/---

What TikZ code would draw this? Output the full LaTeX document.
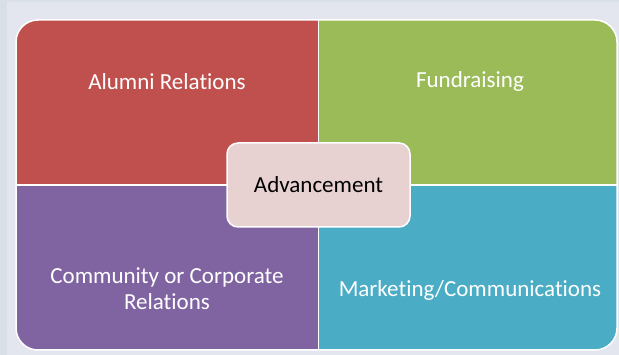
\documentclass[tikz,border=0pt]{standalone}
\usepackage{fontspec}
\setmainfont{Carlito}[Ligatures={NoCommon}]
\begin{document}
\begin{tikzpicture}[x=1pt,y=-1pt,
  quadtext/.style={text=white,font=\fontsize{23}{26}\selectfont,align=center},
  centerbox/.style={draw=white,line width=1.5pt,fill=centerfill,rounded corners=11pt,minimum width=183pt,minimum height=84pt,font=\fontsize{23}{26}\selectfont,text=black}]
\definecolor{bgouter}{HTML}{D9DFE7}
\definecolor{bginner}{HTML}{E3E6EF}
\definecolor{qred}{HTML}{C0504D}
\definecolor{qgreen}{HTML}{9BBB59}
\definecolor{qpurple}{HTML}{8064A2}
\definecolor{qteal}{HTML}{4BACC6}
\definecolor{centerfill}{HTML}{E8D1D1}
\useasboundingbox (0,0) rectangle (619,355);
\fill[bgouter] (0,0) rectangle (619,355);
\fill[bginner] (7,2) rectangle (619,355);
\begin{scope}
  \clip[rounded corners=22pt] (16,20) rectangle (617,350);
  \fill[qred] (16,20) rectangle (318.5,185);
  \fill[qgreen] (318.5,20) rectangle (617,185);
  \fill[qpurple] (16,185) rectangle (318.5,350);
  \fill[qteal] (318.5,185) rectangle (617,350);
\end{scope}
\draw[white,line width=1.5pt] (318.5,20) -- (318.5,350);
\draw[white,line width=1.5pt] (16,185) -- (617,185);
\draw[white,line width=1.5pt,rounded corners=22pt] (16,20) rectangle (617,350);
\node[quadtext] (alumni) at (167,81.5) {Alumni Relations};
\node[quadtext] (fund) at (470,81.5) {Fundraising};
\node[quadtext] (comm) at (167,288.5) {Community or Corporate\\Relations};
\node[quadtext] (mark) at (470,290) {Marketing/Communications};
\node[centerbox] (adv) at (318.5,185) {Advancement};
\end{tikzpicture}
\end{document}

\---

▶ [Exercise description] Reproduce each line word for word and drop the pictures.

▶ [Worked solution]
What TikZ code would draw this? Output the full LaTeX document.
\documentclass[tikz,border=0pt]{standalone}
\usepackage{fontspec}
\setmainfont{Carlito}[Ligatures={NoCommon}]
\begin{document}
\begin{tikzpicture}[x=1pt,y=-1pt,
  quadtext/.style={text=white,font=\fontsize{23}{26}\selectfont,align=center},
  centerbox/.style={draw=white,line width=1.5pt,fill=centerfill,rounded corners=11pt,minimum width=183pt,minimum height=84pt,font=\fontsize{23}{26}\selectfont,text=black}]
\definecolor{bgouter}{HTML}{D9DFE7}
\definecolor{bginner}{HTML}{E3E6EF}
\definecolor{qred}{HTML}{C0504D}
\definecolor{qgreen}{HTML}{9BBB59}
\definecolor{qpurple}{HTML}{8064A2}
\definecolor{qteal}{HTML}{4BACC6}
\definecolor{centerfill}{HTML}{E8D1D1}
\useasboundingbox (0,0) rectangle (619,355);
\fill[bgouter] (0,0) rectangle (619,355);
\fill[bginner] (7,2) rectangle (619,355);
\begin{scope}
  \clip[rounded corners=22pt] (16,20) rectangle (617,350);
  \fill[qred] (16,20) rectangle (318.5,185);
  \fill[qgreen] (318.5,20) rectangle (617,185);
  \fill[qpurple] (16,185) rectangle (318.5,350);
  \fill[qteal] (318.5,185) rectangle (617,350);
\end{scope}
\draw[white,line width=1.5pt] (318.5,20) -- (318.5,350);
\draw[white,line width=1.5pt] (16,185) -- (617,185);
\draw[white,line width=1.5pt,rounded corners=22pt] (16,20) rectangle (617,350);
\node[quadtext] (alumni) at (167,81.5) {Alumni Relations};
\node[quadtext] (fund) at (470,81.5) {Fundraising};
\node[quadtext] (comm) at (167,288.5) {Community or Corporate\\Relations};
\node[quadtext] (mark) at (470,290) {Marketing/Communications};
\node[centerbox] (adv) at (318.5,185) {Advancement};
\end{tikzpicture}
\end{document}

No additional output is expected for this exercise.